When the Tennessee House of Representatives expelled two members for their political speech in April, it was unprecedented. The chamber’s actions appear to have been racially motivated, as only the Black elected officials were thrown out while a third, white official who engaged in the same conduct was spared.
Days earlier, house leadership had blocked Democratic Reps. Justin Jones, Justin Pearson, and Gloria Johnson from speaking out in favor of gun reform. In response, they led chants about the issue on the house floor. The Republican supermajority promptly expelled Jones and Pearson, supposedly for breaching the rules of decorum.
Within a week, their respective local governments reinstated the legislators pending special elections. But this short-term outcome should not distract from the legislature’s undemocratic actions.
The Republican majority abused its power to expel two democratically elected lawmakers because of who they were and what they said, stripping representation from nearly 150,000 Tennesseans and effectively nullifying the votes the public had cast a few months earlier. The message was clear: the raw will of the current majority will be wielded against dissenters.
Legislatures have the power to expel members, but the Supreme Court has ruled that legislative power must be balanced against the First Amendment and other fundamental rights. Indeed, the expulsions prompted elected officials in the U.S. Senate to ask the Justice Department to investigate whether the Tennessee house’s actions violated such limits.
The events in Tennessee fit into a broader trend of partisan majorities removing or otherwise disempowering elected officials for their political views. In Montana, a Republican supermajority in the house voted to remove Rep. Zooey Zephyr (D) from the floor and committee meetings for the last week of the session after Zephyr, the state’s first openly transgender lawmaker, spoke against a ban on gender-affirming care for transgender youth.
Florida Gov. Ron DeSantis (R) removed Andrew Warren, an elected county prosecutor, from office last year because he promised not to enforce the state’s newly enacted anti-abortion law. A federal judge condemned DeSantis for violating the prosecutor’s First Amendment right to free speech, explaining that a “governor cannot properly suspend a state attorney based on policy differences.” DeSantis now threatens to remove Monique Worrell, another elected prosecutor, over disagreements with her charging decisions.
In Wisconsin, legislators pledged to consider impeaching Janet Protasiewicz, a newly elected state supreme court justice, before she ever ruled on a case.
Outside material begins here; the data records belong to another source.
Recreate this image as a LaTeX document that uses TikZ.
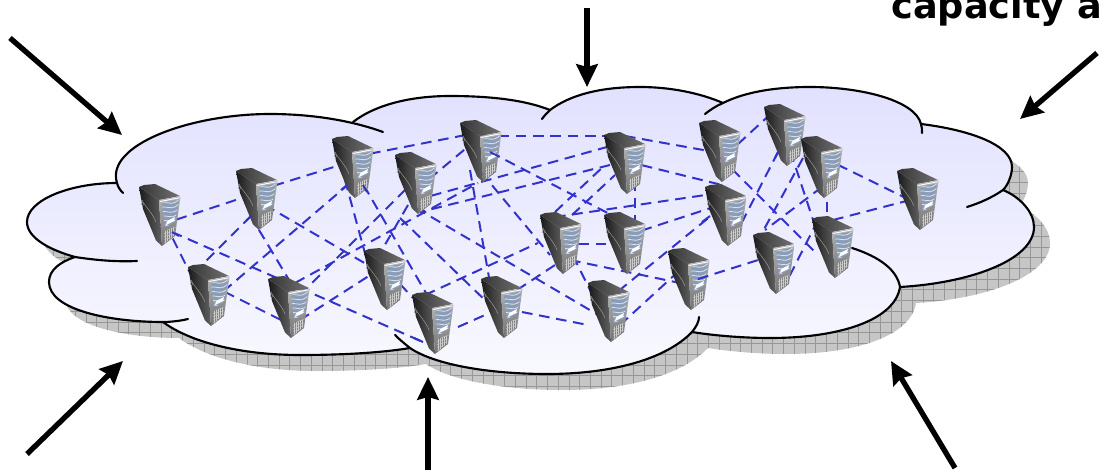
\documentclass[tikz,border=0pt]{standalone}
\usepackage{fontspec}
\setmainfont{DejaVu Sans}
\usetikzlibrary{arrows.meta,calc}
\definecolor{cloudtop}{HTML}{DDDDFF}
\definecolor{netblue}{HTML}{3333CC}
\definecolor{shadowfill}{HTML}{C6C6C6}
\definecolor{shadowgrid}{HTML}{979797}
\definecolor{panelblue}{HTML}{8A9CB8}
\pgfdeclareverticalshading{cloudsh}{100bp}{color(0bp)=(white); color(12bp)=(white); color(84bp)=(cloudtop); color(100bp)=(cloudtop)}
\newcommand{\cloudpath}{(117,183)
 .. controls (105,145) and (190,114) .. (270,114) .. controls (300,114) and (330,117) .. (353,122)
 .. controls (375,105) and (410,96) .. (450,96) .. controls (490,96) and (525,100) .. (550,110)
 .. controls (570,95) and (600,87) .. (640,87) .. controls (670,87) and (700,93) .. (723,103)
 .. controls (745,92) and (775,87) .. (810,87) .. controls (860,87) and (915,100) .. (921,124)
 .. controls (970,130) and (1012,145) .. (1012,167) .. controls (1012,175) and (1008,185) .. (1003,190)
 .. controls (1020,197) and (1034,212) .. (1034,227) .. controls (1034,260) and (970,283) .. (900,287)
 .. controls (895,320) and (840,338) .. (770,338) .. controls (740,338) and (710,335) .. (692,332)
 .. controls (665,360) and (610,374) .. (547,374) .. controls (490,374) and (435,365) .. (410,348)
 .. controls (380,353) and (340,355) .. (300,355) .. controls (240,355) and (190,342) .. (163,322)
 .. controls (110,322) and (49,310) .. (49,282) .. controls (49,270) and (60,262) .. (75,257)
 .. controls (50,250) and (27,238) .. (27,222) .. controls (27,200) and (70,183) .. (117,183) -- cycle}
\newcommand{\lnk}[6]{\draw[netline] ($(#1)+(#2,#3)$) -- ($(#4)+(#5,#6)$);}
\tikzset{
 x=0.75pt,y=-0.75pt,
 netline/.style={netblue,line width=1.5pt,dash pattern=on 8pt off 5pt},
 cloudline/.style={black,line width=1.6pt,line cap=round},
 bigarrow/.style={-{Stealth[length=17pt,width=16pt,inset=2pt]},line width=4pt,black},
 srv/.style={inner sep=0pt,minimum width=31.5pt,minimum height=46.5pt},
 serverpic/.pic={
  \begin{scope}[shift={(-22,-31)}]
   \shade[left color=black!90,right color=black!62] (1,3) -- (21,16) -- (24,62) -- (18,56.5) -- (5,25) -- cycle;
   \shade[left color=black!80,right color=black!55] (1,3) -- (6,1) -- (17,0) -- (42,12) -- (21,16) -- cycle;
   \shade[top color=black!30,bottom color=black!55] (21,16) -- (42.5,12.5) -- (37,52) -- (24,62) -- cycle;
   \begin{scope}
    \clip (24,19) -- (41,15.5) -- (37,38) -- (27,43) -- cycle;
    \fill[panelblue] (20,10) rectangle (45,48);
    \foreach \k in {0,...,6}{
     \draw[white!70!panelblue,line width=.6pt] (22,{20+\k*4.5}) .. controls (28,{15+\k*4.5}) and (34,{25+\k*4.5}) .. (43,{13+\k*4.5});
    }
    \fill[white] (28,41) -- (36,37) -- (37,33) -- (29,37) -- cycle;
   \end{scope}
   \draw[white,line width=.7pt] (22,17.5) -- (41.5,13.8);
   \begin{scope}
    \clip (26,47.5) -- (37.5,42.5) -- (36,51.5) -- (26.5,59.5) -- cycle;
    \fill[black!50] (24,40) rectangle (40,62);
    \foreach \k in {0,...,6}{
     \draw[black!20,line width=.35pt] ({25+\k*2},42) -- ({25+\k*2},62);
     \draw[black!20,line width=.35pt] (24,{44+\k*3}) -- (40,{40+\k*3});
    }
   \end{scope}
   \draw[black!35,line width=.3pt] (4,16) .. controls (8,24) and (14,28) .. (18,38);
   \draw[black!45,line width=.3pt] (4.5,20) circle (1.3);
  \end{scope}
 }
}
\begin{document}
\begin{tikzpicture}
\useasboundingbox (0,0) rectangle (1099,474);
% shadow
\begin{scope}[shift={(16,16)}]
 \fill[shadowfill] \cloudpath;
 \clip \cloudpath;
 \draw[shadowgrid,line width=.55pt,step=8.05pt,shift={(-16,-16)}] (0,0) grid (1099,474);
\end{scope}
% cloud
\shade[shading=cloudsh] \cloudpath;
\draw[cloudline] (123,193) .. controls (120,190) and (118,187) .. (117,183)
 .. controls (105,145) and (190,114) .. (270,114) .. controls (310,114) and (350,120) .. (383,132);
\draw[cloudline] (353,122) .. controls (375,105) and (410,96) .. (450,96) .. controls (490,96) and (525,100) .. (550,110);
\draw[cloudline] (542,119) .. controls (544,116) and (547,113) .. (550,110)
 .. controls (570,95) and (600,87) .. (640,87) .. controls (670,87) and (700,93) .. (723,103);
\draw[cloudline] (705,114) .. controls (710,110) and (716,106) .. (723,103)
 .. controls (745,92) and (775,87) .. (810,87) .. controls (860,87) and (915,100) .. (921,124) .. controls (922,127) and (922,130) .. (922,133);
\draw[cloudline] (921,124) .. controls (970,130) and (1012,145) .. (1012,167) .. controls (1012,175) and (1008,185) .. (1003,190) .. controls (993,197) and (980,203) .. (967,207);
\draw[cloudline] (1003,190) .. controls (1020,197) and (1034,212) .. (1034,227) .. controls (1034,260) and (970,283) .. (900,287);
\draw[cloudline] (852,248) .. controls (880,257) and (897,270) .. (900,287)
 .. controls (895,320) and (840,338) .. (770,338) .. controls (740,338) and (710,335) .. (692,332);
\draw[cloudline] (699,317) .. controls (699,322) and (696,327) .. (692,332)
 .. controls (665,360) and (610,374) .. (547,374) .. controls (490,374) and (435,365) .. (410,348) .. controls (405,344) and (400,340) .. (395,335);
\draw[cloudline] (410,348) .. controls (380,353) and (340,355) .. (300,355) .. controls (240,355) and (190,342) .. (163,322);
\draw[cloudline] (188,319) .. controls (180,321) and (170,322) .. (163,322)
 .. controls (110,322) and (49,310) .. (49,282) .. controls (49,270) and (60,262) .. (75,257);
\draw[cloudline] (137,261) .. controls (115,262) and (95,260) .. (75,257)
 .. controls (50,250) and (27,238) .. (27,222) .. controls (27,200) and (70,183) .. (117,183);
% server anchors
\foreach \n/\p in {s1/{160,215},s2/{257,199},s3/{353,167},s4/{416,183},s5/{481,151},s6/{625,163},s7/{720,151},s8/{785,135},s9/{822,167},s10/{918,199},s11/{209,295},s12/{289,307},s13/{385,279},s14/{433,323},s15/{502,307},s16/{561,243},s17/{625,243},s18/{609,311},s19/{689,279},s20/{726,215},s21/{774,263},s22/{833,247}}{
 \node[srv] (\n) at (\p) {};
}
% links
\lnk{s1}{0}{10}{s2}{0}{-6}
\lnk{s2}{0}{-8}{s3}{0}{-6}
\lnk{s3}{0}{-10}{s5}{0}{-19}
\lnk{s5}{0}{-15}{s6}{0}{-27}
\lnk{s6}{0}{-27}{s7}{0}{2}
\lnk{s7}{5}{5}{s8}{-10}{-25}
\lnk{s9}{0}{-10}{s10}{0}{5}
\lnk{s22}{0}{-27}{s10}{0}{-1}
\lnk{s9}{5}{0}{s22}{-6}{0}
\lnk{s8}{0}{0}{s22}{-11}{0}
\lnk{s8}{-7}{17}{s20}{12}{15}
\lnk{s9}{-19}{-9}{s21}{-12}{-30}
\lnk{s9}{0}{20}{s21}{-9}{-33}
\lnk{s7}{0}{6}{s22}{-18}{5}
\lnk{s22}{-15}{-27}{s21}{11}{22}
\lnk{s19}{9}{0}{s21}{0}{-8}
\lnk{s6}{0}{-2}{s20}{0}{-29}
\lnk{s16}{-6}{-26}{s20}{0}{-23}
\lnk{s6}{10}{0}{s17}{10}{0}
\lnk{s17}{0}{-7}{s20}{0}{-12}
\lnk{s18}{-4}{-9}{s20}{-14}{0}
\lnk{s18}{11}{14}{s19}{-9}{-9}
\lnk{s16}{9}{17}{s19}{-9}{4}
\lnk{s16}{0}{1}{s17}{0}{1}
\lnk{s16}{4}{-3}{s18}{-9}{-1}
\lnk{s5}{9}{1}{s17}{0}{-21}
\lnk{s5}{0}{21}{s16}{-11}{12}
\lnk{s5}{-11}{19}{s15}{-9}{-7}
\lnk{s4}{0}{7}{s5}{-11}{-6}
\lnk{s6}{-15}{2}{s4}{4}{29}
\lnk{s6}{0}{-21}{s4}{0}{17}
\lnk{s3}{-3}{16}{s11}{16}{-5}
\lnk{s2}{-7}{16}{s12}{6}{-17}
\lnk{s2}{8}{6}{s13}{0}{-4}
\lnk{s3}{2}{3}{s14}{-3}{-23}
\lnk{s12}{6}{-24}{s5}{-3}{32}
\lnk{s12}{11}{-12}{s4}{-11}{7}
\lnk{s12}{11}{13}{s13}{-10}{-7}
\lnk{s11}{0}{-11}{s12}{0}{17}
\lnk{s3}{-8}{13}{s13}{-13}{0}
\lnk{s1}{5}{8}{s11}{-14}{-12}
\lnk{s2}{-6}{17}{s11}{-9}{-28}
\lnk{s1}{12}{17}{s14}{-10}{19}
\lnk{s4}{0}{25}{s18}{-9}{5}
\lnk{s4}{-16}{35}{s15}{-12}{-2}
\lnk{s4}{-8}{22}{s13}{-10}{-17}
\lnk{s14}{-8}{-28}{s16}{-23}{0}
\lnk{s14}{25}{4}{s15}{-17}{8}
\lnk{s15}{15}{-17}{s16}{-6}{22}
\lnk{s15}{20}{5}{s18}{-21}{14}
\lnk{s13}{15}{5}{s14}{-20}{-25}
\lnk{s16}{-6}{-31}{s6}{-20}{2}
\lnk{s16}{11}{-28}{s6}{-10}{12}
% servers
\foreach \n in {s1,s2,s3,s4,s5,s6,s7,s8,s9,s10,s11,s12,s13,s14,s15,s16,s17,s18,s19,s20,s21,s22}{
 \pic at (\n) {serverpic};
}
% link ends showing over the servers
\lnk{s1}{12}{17}{s1}{19}{21}
\lnk{s2}{-6}{17}{s2}{-11}{22}
\lnk{s3}{-6}{18}{s3}{-12}{23}
\lnk{s3}{10}{18}{s3}{14}{25}
\lnk{s5}{9}{1}{s5}{19}{6}
\lnk{s8}{-7}{17}{s8}{-10}{23}
\lnk{s19}{9}{0}{s19}{19}{-3}
\lnk{s20}{-16}{1}{s20}{-24}{7}
\lnk{s14}{-19}{15}{s14}{-10}{19}
% arrows
\coordinate (a1s) at (10,38);   \coordinate (a1e) at (122,135);
\coordinate (a2s) at (587,8);   \coordinate (a2e) at (587,87);
\coordinate (a3s) at (1097,53); \coordinate (a3e) at (1020,119);
\coordinate (a4s) at (27,454);  \coordinate (a4e) at (123,361);
\coordinate (a5s) at (428,470); \coordinate (a5e) at (428,377);
\coordinate (a6s) at (955,468); \coordinate (a6e) at (891,361);
\draw[bigarrow] (a1s) -- (a1e);
\draw[bigarrow] (a2s) -- (a2e);
\draw[bigarrow] (a3s) -- (a3e);
\draw[bigarrow] (a4s) -- (a4e);
\draw[bigarrow] (a5s) -- (a5e);
\draw[bigarrow] (a6s) -- (a6e);
\node[anchor=base west,inner sep=0pt,font=\bfseries\fontsize{27.5pt}{30pt}\selectfont] (cap) at (891,18.5) {capacity a};
\end{tikzpicture}
\end{document}
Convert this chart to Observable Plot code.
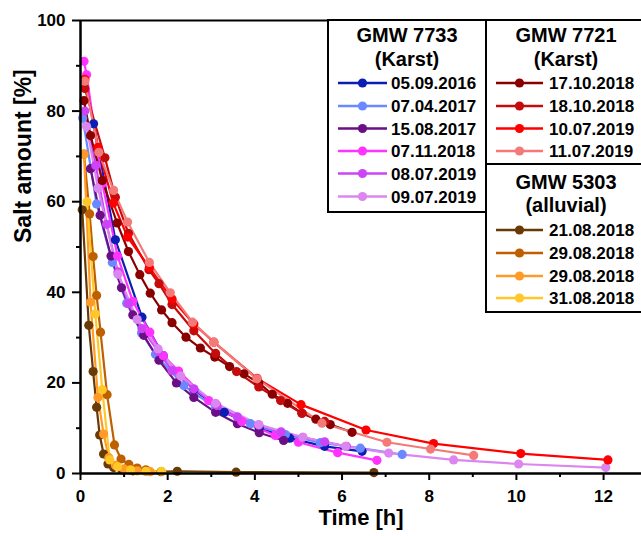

They pointed to no wrongdoing by the justice, only the possibility that she would rule based on her “personal beliefs,” a reference to her campaign comments supporting abortion rights and denouncing gerrymandering.
Even in an era of American democratic backsliding, the silencing and removal of legitimately elected officials over policy disagreements or for other invidious purposes is a startling development. By turning a measure meant to punish criminality or grossly unethical conduct into a political weapon, the Tennessee legislature undertook an unprecedented, likely discriminatory, and probably unconstitutional removal of two representatives.